LDE carnet de route p.83 1918
Samedi 19. ━ Le bataillon montera ce soir en ligne, face au Mont Kemmel, secteur Locre.
Il attaquera demain en liaison avec un bataillon du 42e R. I.
À 11 heures, rassemblement pour le rapport. La Compagnie est en carré. Le lieutenant Mansard nous lit la citation qui attribue au Régiment la fourragère gagnée à Réchicourt-la-Petite, ensuite il nous parle de l’attaque ; la 2e compagnie sera réserve du bataillon, seules les 1re et 3e compagnies sortiront. Ces dernières devront s’emparer de l’hospice de Locre et dégager les pentes sud du Kemmel.
Notre Compagnie occupera un fossé de route et ne devra pas bouger. Nous aurons à encaisser le tir de barrage et il faudra tenir car il n’y a pas d’autres solutions.
Pendant la journée les unités se préparent fiévreusement. Tenue d’assaut, sans sac ni objets personnels. Avec les armes, nous emportons les munitions et les vivres de réserve ; on y joindra beaucoup de boissons, car l’eau est introuvable dans ce secteur. Au P. C. de la Brigade chaque escouade recevra un cruchon de 5 litres d’eau.

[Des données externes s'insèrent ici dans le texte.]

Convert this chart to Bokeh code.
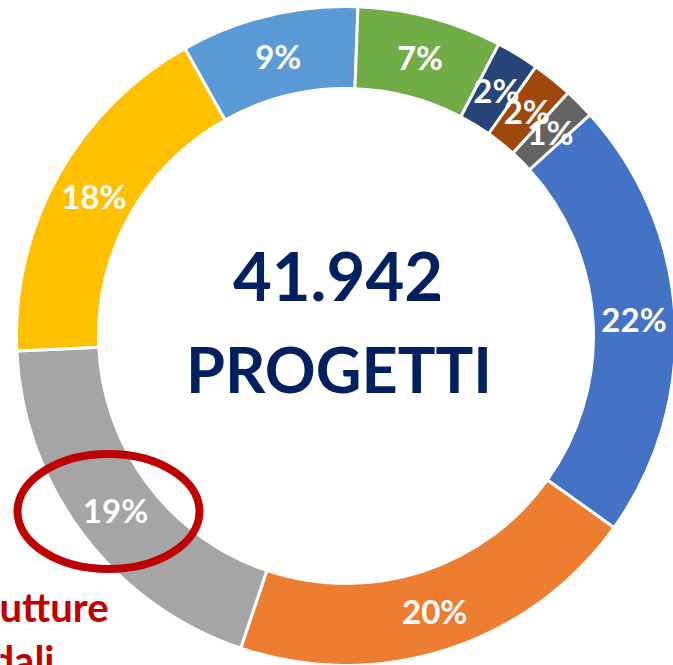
import numpy as np
from bokeh.plotting import figure
from bokeh.models import Range1d, ColumnDataSource
from bokeh.core.properties import value
from bokeh.embed import file_html
from bokeh.resources import INLINE

# ---- data ----
series = ["Serie 1", "Serie 2", "Serie 3", "Serie 4", "Serie 5",
          "Serie 6", "Serie 7", "Serie 8", "Serie 9"]
shares = [21.6, 20.3, 19.1, 17.6, 8.7, 7.1, 2.1, 2.0, 1.5]
labels = ["22%", "20%", "19%", "18%", "9%", "7%", "2%", "2%", "1%"]
colors = ["#4472C4", "#ED7D31", "#A5A5A5", "#FFC000", "#5B9BD5",
          "#70AD47", "#264478", "#9E480E", "#636363"]
total_text = "41.942"
total_caption = "PROGETTI"
note_lines = ["Infrastrutture", "stradali"]

# ---- layout ----
W, H = 673, 665
cx, cy = 345.5, H - 335.5
r_out, r_in = 329.5, 247.5
first_angle = 47.8  # degrees clockwise from 12 o'clock

vals = np.array(shares, dtype=float)
frac = vals / vals.sum()
theta_end = first_angle + np.cumsum(frac) * 360.0
theta_start = theta_end - frac * 360.0
theta_mid = (theta_start + theta_end) / 2.0

src = ColumnDataSource(dict(
    series=series,
    start=np.radians(90.0 - theta_start),
    end=np.radians(90.0 - theta_end),
    color=colors,
    label=labels,
    lx=cx + (r_in + r_out) / 2.0 * np.sin(np.radians(theta_mid)),
    ly=cy + (r_in + r_out) / 2.0 * np.cos(np.radians(theta_mid)),
))

p = figure(width=W, height=H, x_range=Range1d(0, W), y_range=Range1d(0, H),
           output_backend="svg", toolbar_location=None,
           x_axis_type=None, y_axis_type=None, min_border=0)
p.grid.visible = False
p.outline_line_color = None
p.background_fill_color = "white"
p.border_fill_color = "white"

p.annular_wedge(x=cx, y=cy, inner_radius=r_in, outer_radius=r_out,
                start_angle="start", end_angle="end", direction="clock",
                fill_color="color", line_color="white", line_width=3,
                source=src)

# red highlight ellipse around the 19% slice label
p.ellipse(x=108, y=H - 511, width=182, height=115, fill_color=None,
          line_color="#C00000", line_width=8)

p.text(x="lx", y="ly", text="label", source=src,
       text_font=value("Lato"), text_font_style="bold",
       text_font_size="33px", text_color="white",
       text_align="center", text_baseline="middle")

# centre text
p.text(x=[cx - 8], y=[H - 276], text=[total_text],
       text_font=value("Lato"), text_font_style="bold",
       text_font_size="67px", text_color="#002060",
       text_align="center", text_baseline="alphabetic")
p.text(x=[cx - 7], y=[H - 368], text=[total_caption],
       text_font=value("Lato"), text_font_style="bold",
       text_font_size="63px", text_color="#002060",
       text_align="center", text_baseline="alphabetic")

# red note, cut at the left/bottom edge
p.text(x=[108, 54], y=[H - 606, H - 659], text=note_lines,
       text_font=value("Lato"), text_font_style="bold",
       text_font_size="40px", text_color="#C00000",
       text_align="right", text_baseline="alphabetic")

open("out.html", "w").write(file_html(p, INLINE))
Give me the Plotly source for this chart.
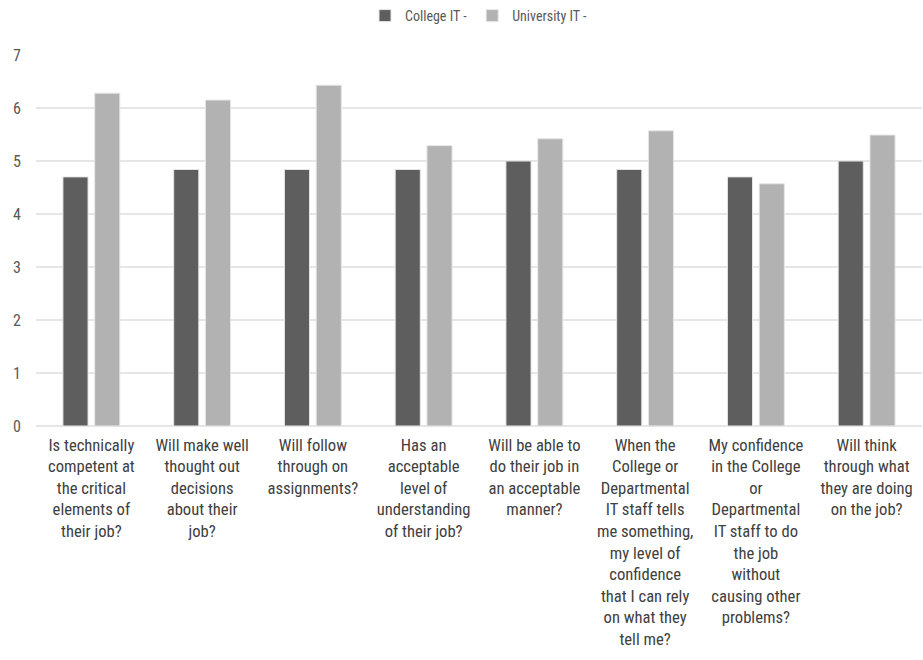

Le Bataillon a pris le départ pour les lignes vers 7 heures du soir, en colonnes de sections. Le soleil couchant est derrière nous, nous avançons vers l’est. Sa lumière fauve illumine d’or les ruines du monastère au sommet du Mont des Cats.
La colonne s’avance sur une route blanche et les têtes casquées ondulent au rythme de la marche libre. À un carrefour, c’est un véritable embouteillage. Ici se croisent colonnes d’infanterie, d’artillerie, convois, ambulances, corvées, cavaliers. Des gendarmes assurent l’ordre des passages.
Lentement la nuit nous a surpris sur une plaine grise. Devant nous sur nos ailes, des éclairs rouges percent les ténèbres. À 10 heures, nous sommes au P. C. de la Brigade. Distribution de grenades et par escouade, un cruchon d’eau. Ce sont des cruchons de laitiers, à couvercles emboîtés et à anses. À l’aide d’un bâton nous le portons à deux. Rogerie prend une extrémité, moi l’autre, et la marche vers l’horizon enflammée reprend en file indienne.
Marche pénible par une route défoncée à travers des buttes sombres aux formes tourmentées. Un chemin creux, une Crète, c’est le Mont Noir.
La file avance péniblement à travers un chaos lugubre qu’on devine à la lueur des fusées poutres, pièces d’artillerie démembrées et renversées, cadavres de chevaux, troncs d’arbres enchevêtrés se mêlent sur un chemin effroyablement crevassé. Là-bas, dans la barrière de flamme, des fusées rouges éclatent sinistrement. Barrage ! barrage ! appellent-elles. Un frisson passe sur la colonne. Comme un troupeau terrifié par l’orage, la troupe s’est immobilisée et les hommes se sont jetés à terre. Une tornade de fer s’est abattue sur nous avec une puissance inouïe. Dans le noir piqueté d’éclairs, la terre est entrée en ébullition. Spectacle d’enfer : le feu sous forme de flammes fulgurantes et sèches danse autour de nous avec un bruit volcanique. À la lueur des fusées, des flocons arrondis de ouate soufrée se disloquent en filaments argentés. Allongé contre un talus, j’ai pu placer ma tête sous un tronc d’arbre couché. Je sens le tremblement du sol qui appuie sur mon corps et je devine une coulée humaine qui se glisse sous le tronc d’arbre. Des cris percent, le bruit et s’étouffent. Contre mon casque la voie de Beuzelin hurle :
━ C’est le moment de crocher la bonne blessure.
Epuisée par l’effort, l’artillerie ennemie s’est calmée et la colonne est repartie laissant sur place ses morts et ses blessées.
Après un ravin, le Mont Rouge, paraît-il. Nous l’abordons par une route parsemée de caissons éventrés, de voitures déchiquetées, de cadavres d’hommes et de chevaux. À moitié versant un nouveau barrage nous plaque au sol. À ce régime nous arriverons bien clairsemés là-haut. De mon escouade je reste relié qu’à Rogerie par le cruchon d’eau que nous avons sauvé.
P. C. du colonel au flanc d’une falaise. Cloteau, vieux soldat aux tempes grises, nous quitte épuisé, rendu, il rejoint le poste de secours du colonel.